L’efficience des marchés
La troisième proposition, vous l'aurez reconnu, est
une charge à peine voilée contre les prétentions de l'analyse fondamentale.
Plusieurs adeptes de l'analyse technique, comme je l'ai dit, n'hésitent pas à
s'appuyer sur l'autorité scientifique pour fustiger l'analyse fondamentale.

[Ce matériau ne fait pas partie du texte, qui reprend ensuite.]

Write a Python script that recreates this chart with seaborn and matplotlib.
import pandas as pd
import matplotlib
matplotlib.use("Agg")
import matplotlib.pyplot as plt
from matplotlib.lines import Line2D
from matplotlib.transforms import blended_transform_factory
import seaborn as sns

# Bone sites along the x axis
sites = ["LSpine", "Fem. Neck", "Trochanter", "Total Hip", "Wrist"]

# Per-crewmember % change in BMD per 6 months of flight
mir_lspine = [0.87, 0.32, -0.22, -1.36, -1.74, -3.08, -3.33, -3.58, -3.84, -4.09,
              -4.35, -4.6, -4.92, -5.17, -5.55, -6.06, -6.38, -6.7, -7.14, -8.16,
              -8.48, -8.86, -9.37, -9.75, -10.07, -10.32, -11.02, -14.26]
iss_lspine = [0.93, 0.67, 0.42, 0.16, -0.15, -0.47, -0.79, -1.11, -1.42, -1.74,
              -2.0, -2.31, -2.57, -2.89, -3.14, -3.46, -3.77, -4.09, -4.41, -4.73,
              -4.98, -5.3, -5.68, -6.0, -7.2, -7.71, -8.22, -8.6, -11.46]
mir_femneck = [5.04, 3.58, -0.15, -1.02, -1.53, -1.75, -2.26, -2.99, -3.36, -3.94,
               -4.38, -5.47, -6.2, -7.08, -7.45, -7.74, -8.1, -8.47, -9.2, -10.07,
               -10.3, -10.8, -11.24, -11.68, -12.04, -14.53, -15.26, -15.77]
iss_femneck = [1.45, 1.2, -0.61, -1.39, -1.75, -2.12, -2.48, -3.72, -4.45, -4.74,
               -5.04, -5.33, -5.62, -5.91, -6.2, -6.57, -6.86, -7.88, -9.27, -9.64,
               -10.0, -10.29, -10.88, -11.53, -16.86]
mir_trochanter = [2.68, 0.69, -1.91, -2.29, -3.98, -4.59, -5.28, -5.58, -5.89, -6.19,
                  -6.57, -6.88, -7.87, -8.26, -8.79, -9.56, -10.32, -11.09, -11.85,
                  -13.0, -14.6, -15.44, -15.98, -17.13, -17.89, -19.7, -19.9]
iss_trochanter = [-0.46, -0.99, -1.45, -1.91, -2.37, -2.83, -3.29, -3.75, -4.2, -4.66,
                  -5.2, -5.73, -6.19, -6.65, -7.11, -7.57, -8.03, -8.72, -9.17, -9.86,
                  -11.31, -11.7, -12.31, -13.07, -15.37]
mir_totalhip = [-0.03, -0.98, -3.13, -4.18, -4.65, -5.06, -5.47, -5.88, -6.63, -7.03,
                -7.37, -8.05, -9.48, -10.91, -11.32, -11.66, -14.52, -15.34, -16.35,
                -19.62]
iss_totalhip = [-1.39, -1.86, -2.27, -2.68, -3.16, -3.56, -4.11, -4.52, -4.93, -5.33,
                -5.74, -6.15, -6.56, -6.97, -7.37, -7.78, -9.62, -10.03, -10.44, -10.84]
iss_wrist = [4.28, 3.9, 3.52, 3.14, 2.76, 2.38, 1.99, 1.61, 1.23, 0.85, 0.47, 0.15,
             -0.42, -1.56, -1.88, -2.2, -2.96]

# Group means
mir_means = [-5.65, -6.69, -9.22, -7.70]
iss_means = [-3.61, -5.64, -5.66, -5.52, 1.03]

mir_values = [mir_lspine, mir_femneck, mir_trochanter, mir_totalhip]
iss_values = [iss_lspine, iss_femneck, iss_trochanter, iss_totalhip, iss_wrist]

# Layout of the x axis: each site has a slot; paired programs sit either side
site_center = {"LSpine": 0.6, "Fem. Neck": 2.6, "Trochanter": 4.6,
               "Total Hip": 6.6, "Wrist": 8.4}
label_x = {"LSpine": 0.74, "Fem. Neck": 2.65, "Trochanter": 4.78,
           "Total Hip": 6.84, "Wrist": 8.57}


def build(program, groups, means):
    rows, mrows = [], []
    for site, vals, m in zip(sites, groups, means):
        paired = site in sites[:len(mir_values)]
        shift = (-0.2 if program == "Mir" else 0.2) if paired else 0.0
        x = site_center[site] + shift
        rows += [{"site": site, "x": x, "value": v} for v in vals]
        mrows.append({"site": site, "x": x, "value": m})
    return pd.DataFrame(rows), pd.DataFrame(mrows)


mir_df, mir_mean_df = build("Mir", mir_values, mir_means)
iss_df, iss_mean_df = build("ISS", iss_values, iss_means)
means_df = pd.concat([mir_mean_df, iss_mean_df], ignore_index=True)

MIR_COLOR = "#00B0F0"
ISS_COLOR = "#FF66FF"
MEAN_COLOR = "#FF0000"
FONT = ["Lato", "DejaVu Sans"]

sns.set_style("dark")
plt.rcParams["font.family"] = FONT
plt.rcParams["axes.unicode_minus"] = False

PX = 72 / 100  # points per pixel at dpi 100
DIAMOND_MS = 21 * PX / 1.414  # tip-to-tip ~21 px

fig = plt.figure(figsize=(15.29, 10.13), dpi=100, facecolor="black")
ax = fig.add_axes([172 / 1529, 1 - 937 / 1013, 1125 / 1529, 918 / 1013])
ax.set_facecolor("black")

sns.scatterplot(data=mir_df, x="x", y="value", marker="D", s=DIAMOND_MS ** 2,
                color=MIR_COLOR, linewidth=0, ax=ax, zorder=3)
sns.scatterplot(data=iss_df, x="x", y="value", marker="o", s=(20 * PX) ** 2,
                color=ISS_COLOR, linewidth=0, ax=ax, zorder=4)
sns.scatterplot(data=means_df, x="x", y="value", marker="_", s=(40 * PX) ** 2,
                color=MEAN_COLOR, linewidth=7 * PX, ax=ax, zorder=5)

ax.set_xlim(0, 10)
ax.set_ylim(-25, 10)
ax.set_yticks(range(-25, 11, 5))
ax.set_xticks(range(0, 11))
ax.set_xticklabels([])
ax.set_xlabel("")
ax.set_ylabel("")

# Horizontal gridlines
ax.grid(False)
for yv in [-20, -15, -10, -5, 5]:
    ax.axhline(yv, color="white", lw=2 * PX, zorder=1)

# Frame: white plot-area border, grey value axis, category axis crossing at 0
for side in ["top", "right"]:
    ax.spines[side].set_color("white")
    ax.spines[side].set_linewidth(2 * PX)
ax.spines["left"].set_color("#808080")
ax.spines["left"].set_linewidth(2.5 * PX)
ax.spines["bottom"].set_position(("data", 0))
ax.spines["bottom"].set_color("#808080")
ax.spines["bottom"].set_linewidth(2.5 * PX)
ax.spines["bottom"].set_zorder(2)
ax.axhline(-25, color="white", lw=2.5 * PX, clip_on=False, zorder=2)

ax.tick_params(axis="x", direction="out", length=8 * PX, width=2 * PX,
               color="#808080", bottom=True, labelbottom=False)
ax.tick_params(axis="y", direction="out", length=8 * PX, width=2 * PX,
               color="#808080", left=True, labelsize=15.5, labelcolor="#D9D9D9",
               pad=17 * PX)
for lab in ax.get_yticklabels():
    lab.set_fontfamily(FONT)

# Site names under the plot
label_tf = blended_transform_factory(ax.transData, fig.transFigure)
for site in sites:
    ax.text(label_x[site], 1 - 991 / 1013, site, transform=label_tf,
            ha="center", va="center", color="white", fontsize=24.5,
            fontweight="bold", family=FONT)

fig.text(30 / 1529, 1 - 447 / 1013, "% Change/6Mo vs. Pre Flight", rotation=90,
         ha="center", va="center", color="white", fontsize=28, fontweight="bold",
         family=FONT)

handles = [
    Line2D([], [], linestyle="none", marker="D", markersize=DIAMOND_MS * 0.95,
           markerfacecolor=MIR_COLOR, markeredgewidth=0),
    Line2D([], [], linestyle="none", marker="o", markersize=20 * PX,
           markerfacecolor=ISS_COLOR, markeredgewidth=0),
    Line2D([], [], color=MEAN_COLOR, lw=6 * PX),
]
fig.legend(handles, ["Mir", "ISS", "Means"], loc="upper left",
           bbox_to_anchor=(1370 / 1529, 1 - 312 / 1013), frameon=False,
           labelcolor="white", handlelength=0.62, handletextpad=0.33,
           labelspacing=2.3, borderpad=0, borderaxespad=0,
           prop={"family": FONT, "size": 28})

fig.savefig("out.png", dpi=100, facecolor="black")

Stan Weinstein par exemple, auteur d'un ouvrage bien
connu en analyse technique et éditeur d'une lettre financière très populaire,
écrit ceci:
"Vous ne pourrez jamais battre avec constance le
marché en lisant les nouvelles fondamentales d'aujourd'hui dans les journaux
et en agissant sur la foi de cette information. C'est un passeport pour
l'échec, une petite dose de poison mortel que le novice s'administre sans
s'en rendre compte […] Ce n'est pas non plus en suivant les nouvelles
économiques et financières que vous transformerez vos investissements en
paris gagnants. Dans une société saturée d'ordinateurs et d'informations
instantanées, les marchés financiers réagissent aux derniers développements
bien avant que vous en soyez informé par la presse."
On croirait lire un universitaire convaincu par la
théorie des marchés efficients ou un chercheur acquis aux conclusions des
nombreuses études démontrant l'inutilité de l'information publique,
accessible à tous, du moins dans une stratégie de placement qui vise à battre
le marché.
D'une certaine façon, Weinstein n'a pas tort.
Toutefois, les techniciens se font prendre en défaut, lorsqu'ils ne font
aucunement mention des travaux des économistes sur l'une ou l'autre des
règles de l'analyse technique. Ils se sortent de cette impasse en affirmant,
comme Weinstein, que l'analyse technique tient plus de l'art que de la
science. Leur position est de dire que vous pouvez faire fortune à la Bourse
en n'ayant raison que le moitié du temps, voire qu'une fois sur trois, à
condition que vous laissiez courir les profits et que vous coupiez rapidement
vos pertes. La position du scientifique est de dire qu'une méthode qui ne
fonctionne qu'une fois sur deux n'est pas valide.
Ainsi, les deux individus ont des critères différents
pour juger d'une méthode: le savant dira qu'elle est valide si elle réussit
au moins plus d'une fois sur deux, l'analyste technique dira qu'il n'est pas
besoin qu'une méthode réussisse plus d'une fois sur deux pour qu'elle soit
acceptable et utile, pourvu qu'elle rapporte suffisamment d'argent à celui
qui l'adopte.
Les tendances des cours
La quatrième proposition de la doctrine standard de
l'analyse technique est la plus importante. Comme l'explique Martin Pring,
auteur de Technical Analysis Explained, l'objectif de l'analyse technique est
de cerner les changements ou les retournements dans le prix des actions,
grâce notamment à des indicateurs et à de simples ratios mathématiques sur
l'état et la conjoncture des marchés. Les marchés évoluent en tendances, dans
une direction donnée, soit à la hausse, soit à la baisse; parfois, ils vont à
l'horizontale, comme si le marché prenait une pause et que les investisseurs
entraient dans une période d'indécision.
Ces périodes intermédiaires ont leur importance pour
certains techniciens, car, dès que le marché prend une direction plus claire,
à la hausse ou à la baisse, il est possible de se positionner afin de prendre
le train à temps. Il s'agit de l'art, difficile, de l'analyse technique.